Before winter camping with Outdoor Adventures or on your own, make sure you are comfortable being outside in the cold for many hours somewhere locally. Head out on the UAF Trails or elsewhere on skis or snowshoes with a friend or two, extra clothes, some snacks and water. If you cannot or have not spent five or more hours outside being active in the winter you should reconsider going winter camping! It takes some practice to figure out what to wear and how to stay comfortable in the cold – this is better done near town rather than in the wilderness!
"Will I Freeze to death?"
Yes, if you do not dress warmly, do not keep moving, do not eat constantly, and do not drink enough! Your body generates heat only as a byproduct of metabolism. So if you are not moving, you will need several warm layers, warm boots, a good hat and mittens to stay warm. At night this means you will want a warm sleeping bag so you don’t have to shiver all night to stay warm. A (non-leaking!) hot water bottle, insulated with a shirt or sock will help keep you even warmer. At night you also need a thick, full-length sleeping pad to insulate you from the cold ground.
Our bodies are ~70% water – we need water to move, water to think, water to stay alive! It is a challenge to stay hydrated when you are active in the winter. The air is very dry – you loose about a liter (~1 quart) of water a day just breathing. You may not realize you are thirsty and your drinking water may freeze solid!! It is essential that you protect your water from freezing and keep drinking all day long! You should carry and drink two liters during the day and at least one liter in the morning and one at night. A lightweight thermos is a fantastic way to carry some or all of your beverages. A plastic water bottle can be wrapped in foam or in the warm down or fleece jacket that is at the very top of your backpack.
Winter camping is a lot of work...
Sorry if you did not know this already, but winter camping in Alaska is not for the lazy.

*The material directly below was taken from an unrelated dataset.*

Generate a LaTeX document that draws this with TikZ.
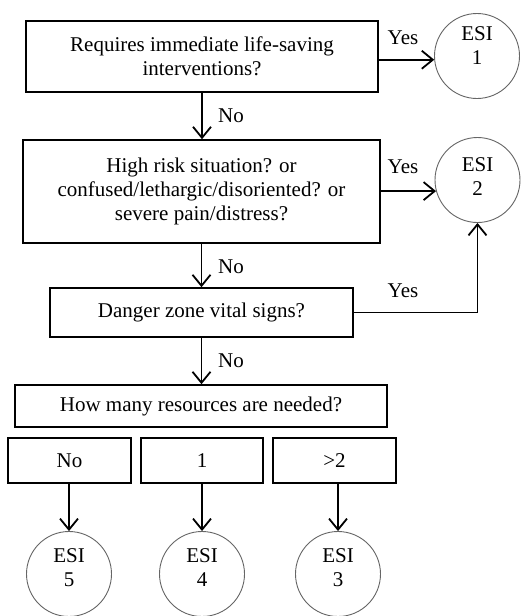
\documentclass[tikz,border=0pt]{standalone}
\usepackage{fontspec}
\setmainfont{Liberation Serif}
\usetikzlibrary{arrows.meta}
\begin{document}
\begin{tikzpicture}[x=1pt,y=-1pt,
  txt/.style={font=\fontsize{21}{24}\selectfont, align=center, inner sep=0pt},
  box/.style={draw, line width=1.6pt, rectangle, inner sep=0pt, align=center, font=\fontsize{21}{24}\selectfont},
  esi/.style={draw=black!60, line width=0.9pt, circle, minimum size=85pt, inner sep=0pt},
  arr/.style={line width=1.8pt, -{Straight Barb[length=11pt,width=18pt]}}
]
\useasboundingbox[fill=white] (0,0) rectangle (520,616);
% boxes
\node[box, minimum width=352pt, minimum height=71pt] (b1) at (202,56.5) {Requires immediate life-saving\\interventions?};
\node[box, minimum width=357pt, minimum height=103pt] (b2) at (201.5,191.5) {High risk situation? or\\confused/lethargic/disoriented? or\\severe pain/distress?};
\node[box, minimum width=303pt, minimum height=49pt] (b3) at (201.5,312.5) {Danger zone vital signs?};
\node[box, minimum width=372pt, minimum height=42pt] (b4) at (201,406) {How many resources are needed?};
\node[box, minimum width=123pt, minimum height=45pt] (r0) at (69.5,460.5) {No};
\node[box, minimum width=122pt, minimum height=45pt] (r1) at (202,460.5) {1};
\node[box, minimum width=123pt, minimum height=45pt] (r2) at (334.5,460.5) {>2};
% circles
\node[esi] (e1) at (477,56) {};
\node[esi] (e2) at (477.5,180) {};
\node[esi] (e5) at (69,574) {};
\node[esi] (e4) at (202,574) {};
\node[esi] (e3) at (338,574) {};
\node[txt] (t1) at (477,46) {ESI\\1};
\node[txt] (t2) at (477.5,177) {ESI\\2};
\node[txt] (t5) at (69,568) {ESI\\5};
\node[txt] (t4) at (202,568) {ESI\\4};
\node[txt] (t3) at (338,568) {ESI\\3};
% labels
\node[txt, anchor=base] (y1) at (403,44) {Yes};
\node[txt, anchor=base] (y2) at (403,173) {Yes};
\node[txt, anchor=base] (y3) at (403,297) {Yes};
\node[txt, anchor=base west] (n1) at (218,122) {No};
\node[txt, anchor=base west] (n2) at (218,273) {No};
\node[txt, anchor=base west] (n3) at (218,367) {No};
% connectors
\draw[arr] (b1.east |- e1.185) -- (e1.185);
\draw[arr] (b1.south) -- (b1.south |- b2.north);
\draw[arr] (b2.east |- e2.195) -- (e2.195);
\draw[arr] (b2.south) -- (b2.south |- b3.north);
\draw[arr] (b3.east) -| (e2.south);
\draw[arr] (b3.south) -- (b3.south |- b4.north);
\draw[arr] (e5 |- r0.south) -- (e5.north);
\draw[arr] (e4 |- r1.south) -- (e4.north);
\draw[arr] (e3 |- r2.south) -- (e3.north);
\end{tikzpicture}
\end{document}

You will have to prepare a spot for your tent i.e., pack a platform, or dig a spot, build a snow wall if its windy or you may even want/need to dig a cave (remember as a kid you did this for fun). After the tent is erected and packs unloaded, it is time for the main task of the evening – melting snow/preparing water.
Since it is often too cold to hang around outside, you may need to violate common sense and the stern warnings of tent manufacturers and cook inside of the vestibule of your tent. Yes this is dangerous so you need to know what you are doing (please ask for help if needed)! Always light the stove away from the tent and always keep a close eye on the stove! A stove stand helps stabilize the stove and pot and also makes it possible to throw the stove from the tent in case it malfunctions (no joke). When melting snow, you need to prime the pot with water or the snow will burn to the bottom of the pot (yes snow can burn). Our dry snow will soak up water so you will likely need at least half a liter of liquid water. You can collect snow in a (sleeping bag) stuff sack and leave this near the the door of your tent – because once you crawl inside, you won’t want to go back outside and you will need more snow/water. With a dipper cup you can scoop snow from your stuff sack and later scoop boiling water from the pot into your mug – without needing to lift up the hot, steamy and heavy pot.

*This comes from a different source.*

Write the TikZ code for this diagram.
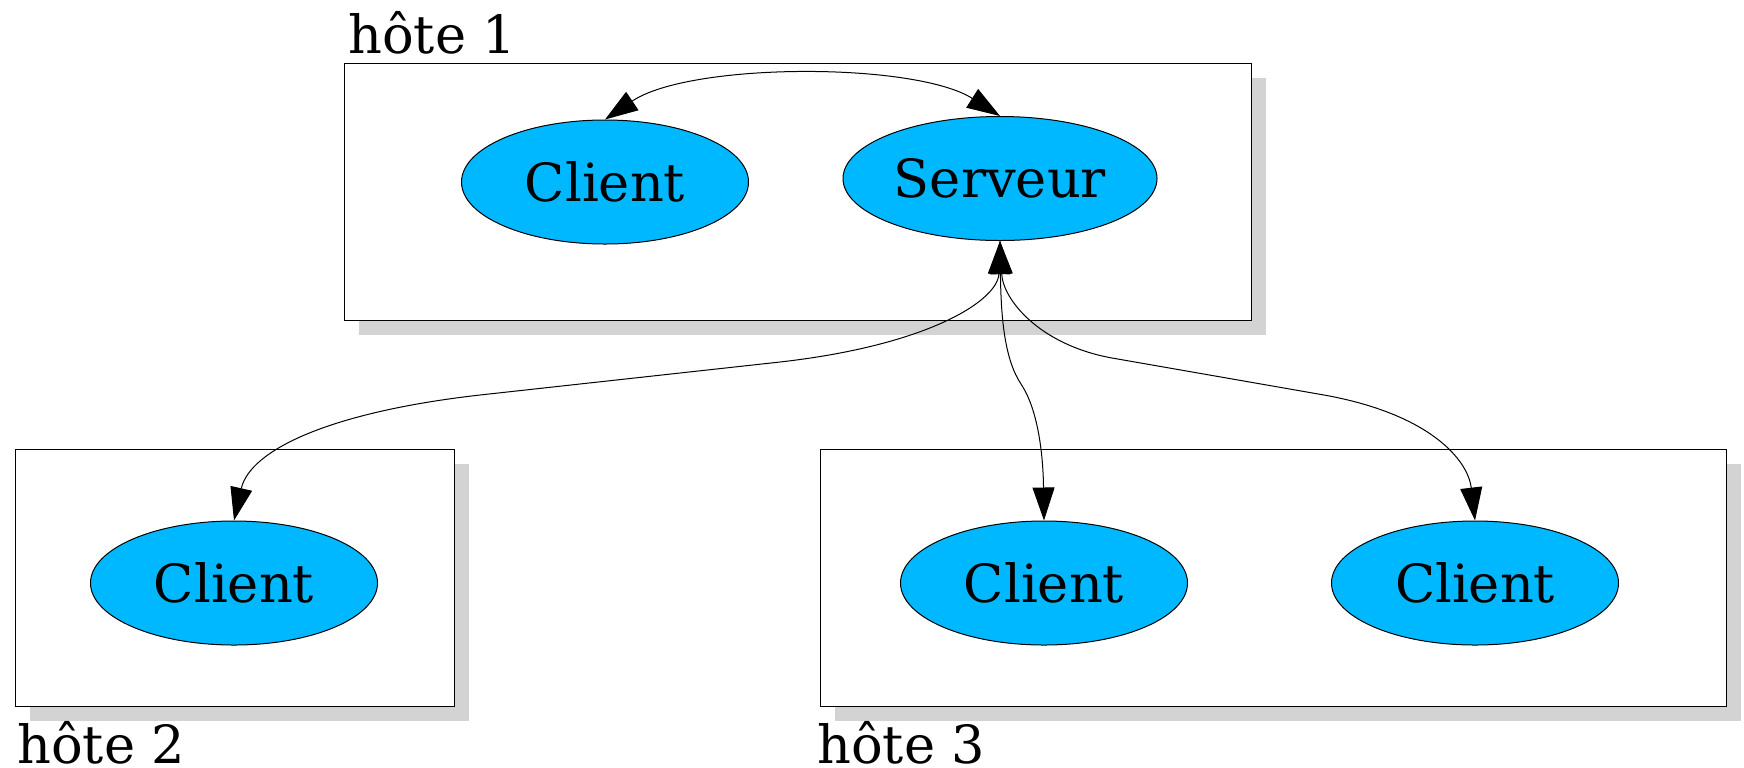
\documentclass[tikz,border=0pt]{standalone}
\usepackage{fontspec}
\setmainfont{DejaVu Serif}
\usetikzlibrary{shapes.geometric,arrows.meta,shadows}
\definecolor{nodeblue}{RGB}{0,184,255}
\definecolor{shadowgray}{RGB}{211,211,211}
\begin{document}
\begin{tikzpicture}[x=0.5pt,y=-0.5pt,
  txt/.style={font=\fontsize{26.3}{30}\selectfont},
  hostbox/.style={draw=black,line width=0.5pt,fill=white,inner sep=0pt,
    drop shadow={shadow xshift=7.5pt,shadow yshift=-7.5pt,fill=shadowgray,opacity=1}},
  proc/.style={ellipse,draw=black,line width=0.5pt,fill=nodeblue,inner sep=0pt,
    minimum width=143.5pt,minimum height=62pt,txt},
  hostlabel/.style={anchor=base west,inner sep=0pt,txt},
  conn/.style={{Triangle[length=16.5pt,width=11pt]}-{Triangle[length=16.5pt,width=11pt]},line width=0.5pt}]
\useasboundingbox (0,0) rectangle (1744,767);
% hosts
\node[hostbox,minimum width=453.5pt,minimum height=128.5pt] (h1) at (797.5,191.5) {};
\node[hostbox,minimum width=219.5pt,minimum height=128.5pt] (h2) at (234.5,577.5) {};
\node[hostbox,minimum width=453pt,minimum height=128.5pt] (h3) at (1273,577.5) {};
\node[hostlabel] (l1) at (348,53) {hôte 1};
\node[hostlabel] (l2) at (17,763) {hôte 2};
\node[hostlabel] (l3) at (817,763) {hôte 3};
% processes
\node[proc] (c1) at (605,182) {Client};
\node[proc,minimum width=157pt] (srv) at (1000,178.5) {Serveur};
\node[proc] (c2) at (234,583) {Client};
\node[proc] (c3) at (1044,583) {Client};
\node[proc] (c4) at (1475,583) {Client};
% connectors
\draw[conn] (c1.north) .. controls (690,62) and (915,62) .. (srv.north);
\draw[conn] (srv.south) .. controls (998,300) and (930,345) .. (780,362)
  -- (480,395) .. controls (330,412) and (250,450) .. (c2.north);
\draw[conn] (srv.south) .. controls (1001,320) and (1005,360) .. (1021,384)
  .. controls (1037,408) and (1043,450) .. (c3.north);
\draw[conn] (srv.south) .. controls (1003,300) and (1040,345) .. (1112,358)
  -- (1324,395) .. controls (1430,414) and (1468,460) .. (c4.north);
\end{tikzpicture}
\end{document}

All food should be instant – requiring only boiling water. A recommended appetizer is a mug of hot soup to re-hydrate your body, followed by dinner – with lots of added meat and cheese for energy. You should wash down dinner and clean your mug with a cup of tea, hot cocoa or whatever your heart desires.
In the morning you will need to get up, start the stove (away from the tent) and start melting more snow for breakfast, drinks and to fill your water bottles for the day. This can take awhile, but you can begin to pack things up while the stove is running.